Connecting local responses around the world
Day four at the Global Learning Festival bore testimony to the transformative and catalytic power of stories. Sanghamitra, who facilitated the opening session, asked us all to reflect on the day before and share one extraordinary insight that we might have found. Prabakar expressed his generous appreciation for the stall that Eric Ngabala and team (from Kinshasa) ran the previous day. He commented on how well-thought out the presentation was, and how Eric was able to switch seamlessly between a free-flowing explanation, the charts, and a video documentary running on a computer screen. To Prabakar, this showed a certain thoroughness with their work, which, we all will agree, is nothing short of impressive.
The most moving moment of the day was when one of the participants shared an instance of personal transformation. Not having ever met an Islamic woman wearing head scarf before, and an Asian at that, she confessed that she experienced quite a culture shock when she had to share a room with one such person. It really put her out of her comfort zone, and she even contemplated changing the room. But she decided to push her own boundaries of comfort and knowledge, and kept up her interaction. After a little over three days of relating, consciously, as a human being to another, she said that she was ashamed of her earlier thinking and that she had come to like her new friend so much that the idea of parting ways soon was heartbreaking. It was the most human moment of the event. How courageous of her to make herself so willingly vulnerable in front of so many people. There is a poignant lesson in there about how trust and vulnerability are much closer to strength and courage than we care to admit.
After this session, Jean-Louis took us straight into a brilliant assignment, where he focused on the techniques of storytelling. We started with the premise that we only have five minutes to share a story of transformation, either a personal one or one that happened in our communities. We should be able to give the setting of the story, tell the story itself, and end with a clear enunciation of what we derived from that experience. We arranged ourselves in groups of four and took turns telling our stories. At the end of it, we gave each other feedback about how to improve our storytelling skills. It was quite a lovely exercise. Without ending it there, Jean Louis pushed us to go the extra mile and tell the stories again in a different group, but now with the feedback from our earlier team members incorporated. Needless to say, all of this took quite a bit of time! Time very well spent!

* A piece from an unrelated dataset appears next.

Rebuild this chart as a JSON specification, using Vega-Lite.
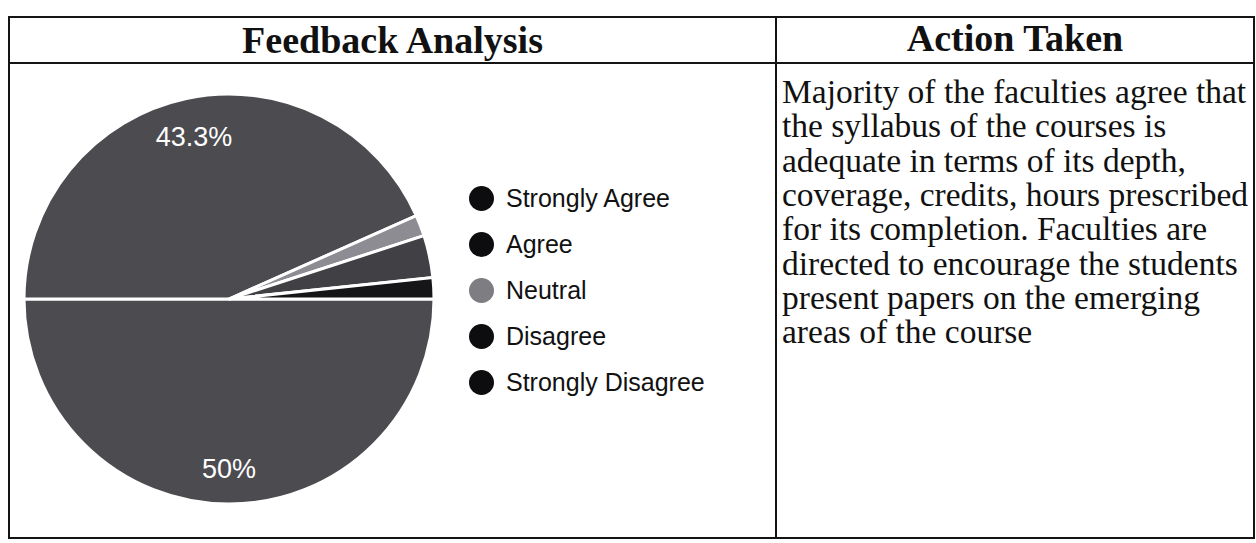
{
  "$schema": "https://vega.github.io/schema/vega-lite/v6.json",
  "background": "white",
  "padding": {"left": 8, "top": 16, "right": 0, "bottom": 0},
  "config": {
    "view": {"stroke": "#141414", "strokeWidth": 2},
    "style": {"view": {"stroke": "#141414", "strokeWidth": 2}},
    "concat": {"spacing": 0}
  },
  "datasets": {
    "responses": [
      {"response": "Strongly Agree", "count": 30, "label": "50%", "n": 1},
      {"response": "Agree", "count": 26, "label": "43.3%", "n": 2},
      {"response": "Neutral", "count": 1, "label": "", "n": 3},
      {"response": "Disagree", "count": 2, "label": "", "n": 4},
      {"response": "Strongly Disagree", "count": 1, "label": "", "n": 5}
    ]
  },
  "spacing": 0,
  "bounds": "flush",
  "columns": 2,
  "concat": [
    {
      "width": 767,
      "height": 46,
      "view": {"stroke": "#141414", "strokeWidth": 2},
      "data": {"values": [{"h": "Feedback Analysis"}]},
      "mark": {"type": "text", "font": "Liberation Serif", "fontWeight": "bold", "fontSize": 38, "color": "#111", "dy": 2},
      "encoding": {"text": {"field": "h"}}
    },
    {
      "width": 478,
      "height": 46,
      "view": {"stroke": "#141414", "strokeWidth": 2},
      "data": {"values": [{"h": "Action Taken"}]},
      "mark": {"type": "text", "font": "Liberation Serif", "fontWeight": "bold", "fontSize": 38, "color": "#111", "dy": 0},
      "encoding": {"text": {"field": "h"}}
    },
    {
      "width": 767,
      "height": 475,
      "view": {"stroke": "#141414", "strokeWidth": 2},
      "data": {"name": "responses"},
      "encoding": {
        "theta": {"field": "count", "type": "quantitative", "stack": true, "scale": {"range": [1.5708, 7.854]}},
        "order": {"field": "n", "type": "quantitative"}
      },
      "layer": [
        {
          "mark": {"type": "arc", "outerRadius": 0.5, "x": 220, "y": 236},
          "encoding": {
            "color": {
              "field": "response",
              "type": "nominal",
              "scale": {
                "domain": ["Strongly Agree", "Agree", "Neutral", "Disagree", "Strongly Disagree"],
                "range": ["#0d0d0f", "#0d0d0f", "#7d7d82", "#0d0d0f", "#0d0d0f"]
              },
              "legend": {
                "orient": "none",
                "legendX": 460,
                "legendY": 169,
                "title": null,
                "symbolType": "circle",
                "symbolSize": 625,
                "symbolStrokeWidth": 0,
                "symbolOpacity": 1,
                "labelFont": "Liberation Sans",
                "labelFontSize": 25,
                "labelColor": "#111",
                "labelOffset": 12,
                "labelLimit": 0,
                "rowPadding": 20,
                "padding": 0
              }
            }
          }
        },
        {
          "mark": {"type": "arc", "outerRadius": 205, "x": 220, "y": 236, "stroke": "white", "strokeWidth": 3},
          "encoding": {
            "fill": {
              "field": "response",
              "type": "nominal",
              "scale": {
                "domain": ["Strongly Agree", "Agree", "Neutral", "Disagree", "Strongly Disagree"],
                "range": ["#4b4b50", "#4b4b50", "#8c8c92", "#404045", "#161618"]
              },
              "legend": null
            }
          }
        },
        {
          "mark": {"type": "text", "radius": 168, "x": 220, "y": 236, "dy": 3, "fill": "white", "font": "Liberation Sans", "fontSize": 27},
          "encoding": {"text": {"field": "label"}}
        }
      ]
    },
    {
      "width": 478,
      "height": 475,
      "view": {"stroke": "#141414", "strokeWidth": 2},
      "data": {"values": [{"lines": [
        "Majority of the faculties agree that",
        "the syllabus of the courses is",
        "adequate in terms of its depth,",
        "coverage, credits, hours prescribed",
        "for its completion. Faculties are",
        "directed to encourage the students",
        "present papers on the emerging",
        "areas of the course"
      ]}]},
      "mark": {"type": "text", "align": "left", "baseline": "top", "x": 6, "y": 14, "font": "Liberation Serif", "fontSize": 33.5, "lineHeight": 34.3, "color": "#111"},
      "encoding": {"text": {"field": "lines"}}
    }
  ]
}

The way I saw it, this exercise served some important purposes: Sharing of stories is useful at various levels. For one, just the opportunity to be able to share something and to be heard is very empowering. We are not always heard. We don’t always listen. When we experience others’ focused listening to our sharing, it makes us realize how much it could mean to the other person when we actually listen. What else do we have but stories? And when we decide to share a positive and empowering one, it sort of goes out in ripples. I do admit that I have also seen the flip side of it where storytelling can become a navel-gazing activity, with the teller caught up in his or her own narrative, and the listener deriving a kind of aesthetic or voyeuristic pleasure and nothing more. But here we were working with an intent, which was to hear how others had worked, what challenges they’d faced and overcome. Also, while we were focused on specific stories, we didn’t lose sight of larger pictures, because we were also working with a necessary selfishness: “How does this enrich me and my work?”
After this exercise, we got together with our SALT visit teams and pushed ourselves to work further. The goal of this exercise was: Based on our learnings from our own stories that we shared in the previous session, can we extract certain pithy and common pearls of wisdom? While we had all offered our individual stories in the previous session, now we were carrying them gently – ours and others’ – and grouping them together in terms of the precious wisdom they had to offer. For example, while the main lesson from my story was “Be the change, be an example,” someone else also had a story that shared the same spirit. While Cyril from Singapore found that her story taught her not to have assumptions and not to judge, Lalitha from Tamil Nadu felt that her key learning was to be always ready to be surprised. So it was amazing to see patterns and commonalities and to spell them out, write them down, and put them up on the walls.
At the end of these sessions, one of the participants exclaimed that she suddenly felt rich now that she had so many stories, that she knew so many people. What a way to understand abundance!